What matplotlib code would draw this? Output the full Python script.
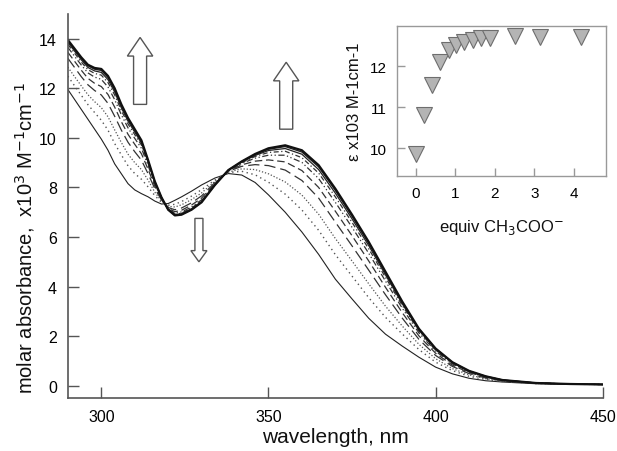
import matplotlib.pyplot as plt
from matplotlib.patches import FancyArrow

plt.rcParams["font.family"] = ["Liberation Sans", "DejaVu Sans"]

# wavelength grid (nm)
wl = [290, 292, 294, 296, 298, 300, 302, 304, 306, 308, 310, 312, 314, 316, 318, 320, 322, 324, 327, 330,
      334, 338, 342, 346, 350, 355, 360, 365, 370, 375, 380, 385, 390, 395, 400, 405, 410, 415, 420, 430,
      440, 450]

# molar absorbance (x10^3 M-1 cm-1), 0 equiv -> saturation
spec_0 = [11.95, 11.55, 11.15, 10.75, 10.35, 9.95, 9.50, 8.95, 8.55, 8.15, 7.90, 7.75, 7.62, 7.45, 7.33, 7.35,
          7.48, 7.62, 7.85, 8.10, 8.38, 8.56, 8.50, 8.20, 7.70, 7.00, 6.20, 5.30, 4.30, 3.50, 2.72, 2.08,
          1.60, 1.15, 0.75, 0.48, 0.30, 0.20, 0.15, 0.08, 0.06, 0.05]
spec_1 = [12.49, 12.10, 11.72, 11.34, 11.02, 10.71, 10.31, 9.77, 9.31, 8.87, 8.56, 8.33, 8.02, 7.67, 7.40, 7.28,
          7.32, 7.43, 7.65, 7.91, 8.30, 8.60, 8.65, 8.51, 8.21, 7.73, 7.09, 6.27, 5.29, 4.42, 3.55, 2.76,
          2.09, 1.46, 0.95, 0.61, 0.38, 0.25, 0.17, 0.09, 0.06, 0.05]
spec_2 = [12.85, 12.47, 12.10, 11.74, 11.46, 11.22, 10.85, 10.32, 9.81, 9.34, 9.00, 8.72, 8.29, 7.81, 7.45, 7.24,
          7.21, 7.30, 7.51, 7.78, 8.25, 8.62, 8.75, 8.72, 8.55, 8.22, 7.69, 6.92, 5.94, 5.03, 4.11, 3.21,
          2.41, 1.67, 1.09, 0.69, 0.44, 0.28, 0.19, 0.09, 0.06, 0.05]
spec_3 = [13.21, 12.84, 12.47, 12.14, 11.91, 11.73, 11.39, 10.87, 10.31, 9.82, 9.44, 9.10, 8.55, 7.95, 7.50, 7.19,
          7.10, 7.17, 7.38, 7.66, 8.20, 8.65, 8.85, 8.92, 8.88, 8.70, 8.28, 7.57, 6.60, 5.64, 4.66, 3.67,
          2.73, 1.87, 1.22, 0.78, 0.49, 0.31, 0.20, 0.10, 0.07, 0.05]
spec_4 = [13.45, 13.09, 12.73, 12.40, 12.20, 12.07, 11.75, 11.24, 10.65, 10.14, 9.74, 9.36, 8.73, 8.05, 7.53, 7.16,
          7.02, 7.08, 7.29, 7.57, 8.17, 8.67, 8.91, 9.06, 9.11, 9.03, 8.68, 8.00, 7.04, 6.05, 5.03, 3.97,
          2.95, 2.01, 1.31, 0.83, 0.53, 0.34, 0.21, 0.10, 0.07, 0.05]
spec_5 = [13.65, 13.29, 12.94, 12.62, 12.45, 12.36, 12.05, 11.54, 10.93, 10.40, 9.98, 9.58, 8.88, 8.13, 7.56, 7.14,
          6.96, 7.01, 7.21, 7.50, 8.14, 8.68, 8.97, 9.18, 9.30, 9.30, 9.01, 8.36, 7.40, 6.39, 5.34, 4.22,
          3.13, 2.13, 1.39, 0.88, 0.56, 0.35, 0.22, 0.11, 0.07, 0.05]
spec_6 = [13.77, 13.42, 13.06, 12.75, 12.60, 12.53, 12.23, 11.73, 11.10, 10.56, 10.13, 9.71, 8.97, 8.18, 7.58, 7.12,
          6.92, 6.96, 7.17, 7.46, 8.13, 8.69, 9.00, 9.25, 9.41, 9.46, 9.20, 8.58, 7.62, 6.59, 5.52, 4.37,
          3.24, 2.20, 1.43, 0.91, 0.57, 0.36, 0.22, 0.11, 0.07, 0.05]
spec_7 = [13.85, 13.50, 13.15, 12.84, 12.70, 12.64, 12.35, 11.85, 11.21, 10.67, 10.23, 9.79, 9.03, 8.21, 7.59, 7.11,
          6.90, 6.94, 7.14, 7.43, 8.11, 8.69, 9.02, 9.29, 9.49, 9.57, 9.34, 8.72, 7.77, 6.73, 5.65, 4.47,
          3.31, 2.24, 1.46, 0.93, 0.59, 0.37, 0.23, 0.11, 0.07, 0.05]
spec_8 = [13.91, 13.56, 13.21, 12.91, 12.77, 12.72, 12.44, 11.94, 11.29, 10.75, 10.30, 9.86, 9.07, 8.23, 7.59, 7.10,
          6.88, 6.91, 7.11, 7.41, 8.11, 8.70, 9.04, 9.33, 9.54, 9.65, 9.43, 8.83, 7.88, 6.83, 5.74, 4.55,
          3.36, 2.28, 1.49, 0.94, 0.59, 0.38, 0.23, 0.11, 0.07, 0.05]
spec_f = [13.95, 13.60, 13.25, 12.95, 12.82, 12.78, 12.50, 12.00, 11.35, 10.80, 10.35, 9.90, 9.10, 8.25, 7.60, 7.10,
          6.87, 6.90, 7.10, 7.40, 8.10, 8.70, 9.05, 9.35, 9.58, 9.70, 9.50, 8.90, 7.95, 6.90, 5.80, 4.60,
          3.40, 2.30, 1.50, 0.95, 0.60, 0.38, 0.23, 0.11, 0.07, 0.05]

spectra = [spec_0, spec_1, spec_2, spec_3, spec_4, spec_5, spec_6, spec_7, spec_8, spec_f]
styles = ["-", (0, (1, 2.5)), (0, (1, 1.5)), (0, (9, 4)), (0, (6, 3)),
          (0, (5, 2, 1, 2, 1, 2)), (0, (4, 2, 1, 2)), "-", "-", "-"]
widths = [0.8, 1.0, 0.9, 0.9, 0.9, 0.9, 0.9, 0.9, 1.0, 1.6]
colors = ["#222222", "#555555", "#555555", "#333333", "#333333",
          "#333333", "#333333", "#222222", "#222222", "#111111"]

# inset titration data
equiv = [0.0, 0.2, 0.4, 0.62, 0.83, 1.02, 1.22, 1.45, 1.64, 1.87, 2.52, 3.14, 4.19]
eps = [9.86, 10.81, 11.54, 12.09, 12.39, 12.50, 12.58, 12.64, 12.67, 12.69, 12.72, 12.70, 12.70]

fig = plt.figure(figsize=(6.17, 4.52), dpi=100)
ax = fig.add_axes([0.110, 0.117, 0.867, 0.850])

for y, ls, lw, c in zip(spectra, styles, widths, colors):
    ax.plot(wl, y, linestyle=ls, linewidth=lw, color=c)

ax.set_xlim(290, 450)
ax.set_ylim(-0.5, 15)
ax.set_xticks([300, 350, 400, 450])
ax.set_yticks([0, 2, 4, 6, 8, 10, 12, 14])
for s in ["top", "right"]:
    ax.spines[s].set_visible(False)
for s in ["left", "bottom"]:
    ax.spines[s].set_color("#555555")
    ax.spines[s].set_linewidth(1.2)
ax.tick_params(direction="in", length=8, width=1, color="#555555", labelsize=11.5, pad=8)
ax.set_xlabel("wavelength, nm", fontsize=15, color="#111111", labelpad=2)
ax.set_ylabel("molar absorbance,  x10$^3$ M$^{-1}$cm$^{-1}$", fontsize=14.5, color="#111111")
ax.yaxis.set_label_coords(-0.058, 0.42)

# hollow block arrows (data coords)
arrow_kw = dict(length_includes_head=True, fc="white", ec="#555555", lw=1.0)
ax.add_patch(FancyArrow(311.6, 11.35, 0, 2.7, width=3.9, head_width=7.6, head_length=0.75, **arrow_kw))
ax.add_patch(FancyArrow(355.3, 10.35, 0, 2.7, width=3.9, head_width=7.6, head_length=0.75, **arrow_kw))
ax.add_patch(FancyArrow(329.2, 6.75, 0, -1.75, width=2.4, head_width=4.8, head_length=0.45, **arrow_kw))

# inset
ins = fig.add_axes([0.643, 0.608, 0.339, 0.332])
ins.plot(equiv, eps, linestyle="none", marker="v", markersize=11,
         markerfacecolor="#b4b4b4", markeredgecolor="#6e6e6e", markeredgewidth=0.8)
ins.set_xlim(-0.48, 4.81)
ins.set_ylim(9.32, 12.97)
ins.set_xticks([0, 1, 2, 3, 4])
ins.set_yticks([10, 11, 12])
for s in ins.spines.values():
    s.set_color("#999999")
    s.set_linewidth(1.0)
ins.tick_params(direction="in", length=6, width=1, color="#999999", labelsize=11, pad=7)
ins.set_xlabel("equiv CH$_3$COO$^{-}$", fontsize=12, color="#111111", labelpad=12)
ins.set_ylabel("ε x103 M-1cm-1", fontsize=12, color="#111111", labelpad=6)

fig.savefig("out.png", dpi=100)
==
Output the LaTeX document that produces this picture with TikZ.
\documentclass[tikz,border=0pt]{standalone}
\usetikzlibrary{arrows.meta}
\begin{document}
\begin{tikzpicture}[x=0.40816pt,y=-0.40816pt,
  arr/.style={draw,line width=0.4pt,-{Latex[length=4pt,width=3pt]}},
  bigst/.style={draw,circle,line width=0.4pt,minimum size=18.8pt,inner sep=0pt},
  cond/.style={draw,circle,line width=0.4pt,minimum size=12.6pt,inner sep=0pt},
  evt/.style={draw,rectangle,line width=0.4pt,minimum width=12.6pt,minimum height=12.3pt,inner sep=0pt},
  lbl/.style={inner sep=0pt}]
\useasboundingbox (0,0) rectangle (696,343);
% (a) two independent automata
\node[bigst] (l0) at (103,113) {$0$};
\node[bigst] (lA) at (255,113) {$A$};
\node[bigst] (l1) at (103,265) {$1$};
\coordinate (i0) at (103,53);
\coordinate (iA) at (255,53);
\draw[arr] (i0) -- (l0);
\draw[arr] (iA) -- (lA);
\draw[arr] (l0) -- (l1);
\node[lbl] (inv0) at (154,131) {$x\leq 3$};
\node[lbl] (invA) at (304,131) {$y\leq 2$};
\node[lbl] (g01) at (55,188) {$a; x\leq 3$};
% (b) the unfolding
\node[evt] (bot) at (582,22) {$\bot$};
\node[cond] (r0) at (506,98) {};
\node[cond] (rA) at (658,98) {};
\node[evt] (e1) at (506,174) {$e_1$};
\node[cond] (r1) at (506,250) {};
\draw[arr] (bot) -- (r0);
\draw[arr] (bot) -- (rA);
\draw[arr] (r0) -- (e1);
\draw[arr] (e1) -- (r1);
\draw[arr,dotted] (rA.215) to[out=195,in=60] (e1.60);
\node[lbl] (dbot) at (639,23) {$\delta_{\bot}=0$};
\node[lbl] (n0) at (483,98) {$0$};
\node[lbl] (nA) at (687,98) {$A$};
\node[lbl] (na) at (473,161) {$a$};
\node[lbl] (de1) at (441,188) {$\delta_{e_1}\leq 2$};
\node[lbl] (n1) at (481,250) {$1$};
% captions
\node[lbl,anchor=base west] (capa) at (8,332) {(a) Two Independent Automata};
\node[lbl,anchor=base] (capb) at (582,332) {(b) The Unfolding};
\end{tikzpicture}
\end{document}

__Task instructions__:
Identify and list each line with the word "Output".

__Solution to this exercise__:
What matplotlib code would draw this? Output the full Python script.
Output the LaTeX document that produces this picture with TikZ.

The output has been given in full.